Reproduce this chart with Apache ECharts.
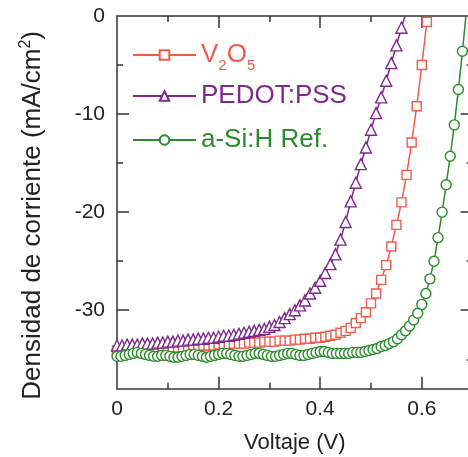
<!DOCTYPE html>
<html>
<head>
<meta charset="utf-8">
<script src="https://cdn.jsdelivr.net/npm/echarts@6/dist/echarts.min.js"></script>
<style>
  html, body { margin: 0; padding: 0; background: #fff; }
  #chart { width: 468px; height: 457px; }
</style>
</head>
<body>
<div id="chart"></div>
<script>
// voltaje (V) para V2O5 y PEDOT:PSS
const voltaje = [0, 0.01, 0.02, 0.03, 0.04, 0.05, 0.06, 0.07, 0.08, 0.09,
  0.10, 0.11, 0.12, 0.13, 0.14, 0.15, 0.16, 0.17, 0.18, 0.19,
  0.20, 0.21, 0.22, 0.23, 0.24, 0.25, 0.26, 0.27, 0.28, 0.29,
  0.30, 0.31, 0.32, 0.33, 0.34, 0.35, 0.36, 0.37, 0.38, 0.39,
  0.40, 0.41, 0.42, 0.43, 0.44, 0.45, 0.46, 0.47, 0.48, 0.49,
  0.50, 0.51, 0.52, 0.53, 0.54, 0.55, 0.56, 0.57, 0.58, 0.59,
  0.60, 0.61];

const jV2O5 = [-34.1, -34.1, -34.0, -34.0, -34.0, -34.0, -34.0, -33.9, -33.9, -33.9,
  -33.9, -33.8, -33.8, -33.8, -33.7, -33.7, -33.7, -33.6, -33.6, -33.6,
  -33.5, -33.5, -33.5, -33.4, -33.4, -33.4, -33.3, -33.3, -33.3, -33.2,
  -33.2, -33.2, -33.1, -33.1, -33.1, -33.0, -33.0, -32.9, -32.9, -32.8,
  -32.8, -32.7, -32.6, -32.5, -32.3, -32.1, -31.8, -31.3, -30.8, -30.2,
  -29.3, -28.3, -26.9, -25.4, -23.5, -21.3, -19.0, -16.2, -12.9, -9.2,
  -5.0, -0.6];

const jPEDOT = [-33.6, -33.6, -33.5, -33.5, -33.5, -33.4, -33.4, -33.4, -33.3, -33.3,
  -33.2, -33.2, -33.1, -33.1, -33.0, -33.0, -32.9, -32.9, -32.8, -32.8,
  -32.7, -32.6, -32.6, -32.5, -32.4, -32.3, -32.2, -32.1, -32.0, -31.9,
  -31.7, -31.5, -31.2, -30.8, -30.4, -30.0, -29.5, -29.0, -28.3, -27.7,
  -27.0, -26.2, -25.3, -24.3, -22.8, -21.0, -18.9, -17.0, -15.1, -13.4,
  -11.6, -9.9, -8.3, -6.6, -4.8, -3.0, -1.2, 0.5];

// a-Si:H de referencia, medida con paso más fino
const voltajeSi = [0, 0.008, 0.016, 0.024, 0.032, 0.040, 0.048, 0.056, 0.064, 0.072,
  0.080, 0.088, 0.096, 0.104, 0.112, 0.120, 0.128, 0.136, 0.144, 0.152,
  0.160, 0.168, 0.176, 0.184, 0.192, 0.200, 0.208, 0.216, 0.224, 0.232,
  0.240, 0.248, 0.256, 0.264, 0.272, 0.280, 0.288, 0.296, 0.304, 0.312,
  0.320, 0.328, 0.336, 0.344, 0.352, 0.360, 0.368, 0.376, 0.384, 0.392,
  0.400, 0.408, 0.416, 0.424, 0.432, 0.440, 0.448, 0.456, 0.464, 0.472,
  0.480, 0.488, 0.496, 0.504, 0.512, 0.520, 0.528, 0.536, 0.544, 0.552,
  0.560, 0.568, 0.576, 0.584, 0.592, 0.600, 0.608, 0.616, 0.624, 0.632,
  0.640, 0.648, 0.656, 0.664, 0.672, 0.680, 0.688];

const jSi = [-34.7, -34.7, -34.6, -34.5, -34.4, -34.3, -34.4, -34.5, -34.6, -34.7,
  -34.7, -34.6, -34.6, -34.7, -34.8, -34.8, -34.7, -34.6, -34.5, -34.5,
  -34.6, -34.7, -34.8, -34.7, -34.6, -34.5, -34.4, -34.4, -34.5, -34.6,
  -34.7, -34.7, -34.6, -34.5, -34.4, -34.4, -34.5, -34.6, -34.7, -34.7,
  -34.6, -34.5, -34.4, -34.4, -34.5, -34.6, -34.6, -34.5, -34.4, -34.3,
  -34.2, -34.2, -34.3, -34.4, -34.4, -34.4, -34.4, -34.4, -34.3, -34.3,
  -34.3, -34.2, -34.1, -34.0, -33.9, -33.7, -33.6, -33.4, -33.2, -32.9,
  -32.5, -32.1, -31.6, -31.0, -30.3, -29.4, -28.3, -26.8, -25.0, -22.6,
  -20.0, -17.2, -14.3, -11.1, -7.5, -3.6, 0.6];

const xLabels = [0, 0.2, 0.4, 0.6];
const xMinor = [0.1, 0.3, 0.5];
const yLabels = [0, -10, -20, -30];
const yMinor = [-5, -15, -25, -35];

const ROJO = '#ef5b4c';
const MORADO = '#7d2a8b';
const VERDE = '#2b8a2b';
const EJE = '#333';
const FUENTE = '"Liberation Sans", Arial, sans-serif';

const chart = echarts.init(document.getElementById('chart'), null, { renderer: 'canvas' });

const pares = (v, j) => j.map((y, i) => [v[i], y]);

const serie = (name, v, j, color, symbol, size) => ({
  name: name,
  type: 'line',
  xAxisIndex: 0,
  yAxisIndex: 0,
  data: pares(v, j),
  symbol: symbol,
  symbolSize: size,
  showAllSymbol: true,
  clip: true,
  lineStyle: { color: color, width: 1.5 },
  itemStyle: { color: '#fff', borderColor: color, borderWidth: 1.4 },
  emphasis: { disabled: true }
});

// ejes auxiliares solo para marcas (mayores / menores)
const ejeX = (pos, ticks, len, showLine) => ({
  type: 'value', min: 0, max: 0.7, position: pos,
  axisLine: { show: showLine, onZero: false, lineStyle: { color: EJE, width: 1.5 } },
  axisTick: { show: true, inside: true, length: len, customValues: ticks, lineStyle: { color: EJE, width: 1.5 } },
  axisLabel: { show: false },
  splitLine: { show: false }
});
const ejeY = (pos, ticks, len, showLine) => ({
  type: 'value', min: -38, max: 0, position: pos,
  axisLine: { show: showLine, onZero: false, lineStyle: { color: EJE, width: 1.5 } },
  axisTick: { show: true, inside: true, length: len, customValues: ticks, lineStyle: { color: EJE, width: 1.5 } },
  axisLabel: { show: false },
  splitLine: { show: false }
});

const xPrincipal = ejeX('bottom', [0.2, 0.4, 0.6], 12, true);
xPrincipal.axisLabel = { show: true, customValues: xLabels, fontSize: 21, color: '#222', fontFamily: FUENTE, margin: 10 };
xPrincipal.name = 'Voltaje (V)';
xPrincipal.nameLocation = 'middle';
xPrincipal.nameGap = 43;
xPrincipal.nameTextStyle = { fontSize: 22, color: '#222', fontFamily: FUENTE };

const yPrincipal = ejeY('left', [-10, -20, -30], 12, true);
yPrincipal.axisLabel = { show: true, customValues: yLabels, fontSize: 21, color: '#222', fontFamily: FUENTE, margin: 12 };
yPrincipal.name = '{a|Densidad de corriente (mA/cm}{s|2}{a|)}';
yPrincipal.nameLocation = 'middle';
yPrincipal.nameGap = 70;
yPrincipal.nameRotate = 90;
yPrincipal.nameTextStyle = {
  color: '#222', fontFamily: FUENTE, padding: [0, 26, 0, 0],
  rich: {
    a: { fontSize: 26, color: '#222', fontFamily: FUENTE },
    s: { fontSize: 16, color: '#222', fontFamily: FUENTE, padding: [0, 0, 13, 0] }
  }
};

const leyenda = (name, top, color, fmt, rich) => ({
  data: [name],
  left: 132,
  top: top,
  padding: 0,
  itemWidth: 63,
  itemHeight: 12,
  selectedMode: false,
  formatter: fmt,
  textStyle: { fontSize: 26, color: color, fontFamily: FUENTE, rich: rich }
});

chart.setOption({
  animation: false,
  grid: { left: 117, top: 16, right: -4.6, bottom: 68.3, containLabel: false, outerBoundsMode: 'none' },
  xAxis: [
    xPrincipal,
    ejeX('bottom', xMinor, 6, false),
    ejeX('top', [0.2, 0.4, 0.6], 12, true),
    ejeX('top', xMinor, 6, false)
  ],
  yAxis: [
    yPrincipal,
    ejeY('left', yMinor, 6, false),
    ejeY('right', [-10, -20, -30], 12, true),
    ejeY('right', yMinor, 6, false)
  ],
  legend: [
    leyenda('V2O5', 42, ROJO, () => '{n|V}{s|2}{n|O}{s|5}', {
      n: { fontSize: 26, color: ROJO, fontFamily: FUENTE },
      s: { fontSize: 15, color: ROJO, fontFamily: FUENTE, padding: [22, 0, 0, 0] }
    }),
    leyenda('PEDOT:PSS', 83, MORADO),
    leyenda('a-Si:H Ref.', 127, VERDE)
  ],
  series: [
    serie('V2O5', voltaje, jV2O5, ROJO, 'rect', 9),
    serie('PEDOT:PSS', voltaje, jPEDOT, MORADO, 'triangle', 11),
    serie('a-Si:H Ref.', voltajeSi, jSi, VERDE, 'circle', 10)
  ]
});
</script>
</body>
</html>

SHORT TASK: Repeat exactly and only the lines from the start of the data above through the line that holds "-11.6, -9.9, -8.3, -6.6, -4.8, -3.0, -1.2, 0.5];", inclusive. Pictures do not belong in the copy.

RESPONSE:
Reproduce this chart with Apache ECharts.
<!DOCTYPE html>
<html>
<head>
<meta charset="utf-8">
<script src="https://cdn.jsdelivr.net/npm/echarts@6/dist/echarts.min.js"></script>
<style>
  html, body { margin: 0; padding: 0; background: #fff; }
  #chart { width: 468px; height: 457px; }
</style>
</head>
<body>
<div id="chart"></div>
<script>
// voltaje (V) para V2O5 y PEDOT:PSS
const voltaje = [0, 0.01, 0.02, 0.03, 0.04, 0.05, 0.06, 0.07, 0.08, 0.09,
  0.10, 0.11, 0.12, 0.13, 0.14, 0.15, 0.16, 0.17, 0.18, 0.19,
  0.20, 0.21, 0.22, 0.23, 0.24, 0.25, 0.26, 0.27, 0.28, 0.29,
  0.30, 0.31, 0.32, 0.33, 0.34, 0.35, 0.36, 0.37, 0.38, 0.39,
  0.40, 0.41, 0.42, 0.43, 0.44, 0.45, 0.46, 0.47, 0.48, 0.49,
  0.50, 0.51, 0.52, 0.53, 0.54, 0.55, 0.56, 0.57, 0.58, 0.59,
  0.60, 0.61];

const jV2O5 = [-34.1, -34.1, -34.0, -34.0, -34.0, -34.0, -34.0, -33.9, -33.9, -33.9,
  -33.9, -33.8, -33.8, -33.8, -33.7, -33.7, -33.7, -33.6, -33.6, -33.6,
  -33.5, -33.5, -33.5, -33.4, -33.4, -33.4, -33.3, -33.3, -33.3, -33.2,
  -33.2, -33.2, -33.1, -33.1, -33.1, -33.0, -33.0, -32.9, -32.9, -32.8,
  -32.8, -32.7, -32.6, -32.5, -32.3, -32.1, -31.8, -31.3, -30.8, -30.2,
  -29.3, -28.3, -26.9, -25.4, -23.5, -21.3, -19.0, -16.2, -12.9, -9.2,
  -5.0, -0.6];

const jPEDOT = [-33.6, -33.6, -33.5, -33.5, -33.5, -33.4, -33.4, -33.4, -33.3, -33.3,
  -33.2, -33.2, -33.1, -33.1, -33.0, -33.0, -32.9, -32.9, -32.8, -32.8,
  -32.7, -32.6, -32.6, -32.5, -32.4, -32.3, -32.2, -32.1, -32.0, -31.9,
  -31.7, -31.5, -31.2, -30.8, -30.4, -30.0, -29.5, -29.0, -28.3, -27.7,
  -27.0, -26.2, -25.3, -24.3, -22.8, -21.0, -18.9, -17.0, -15.1, -13.4,
  -11.6, -9.9, -8.3, -6.6, -4.8, -3.0, -1.2, 0.5];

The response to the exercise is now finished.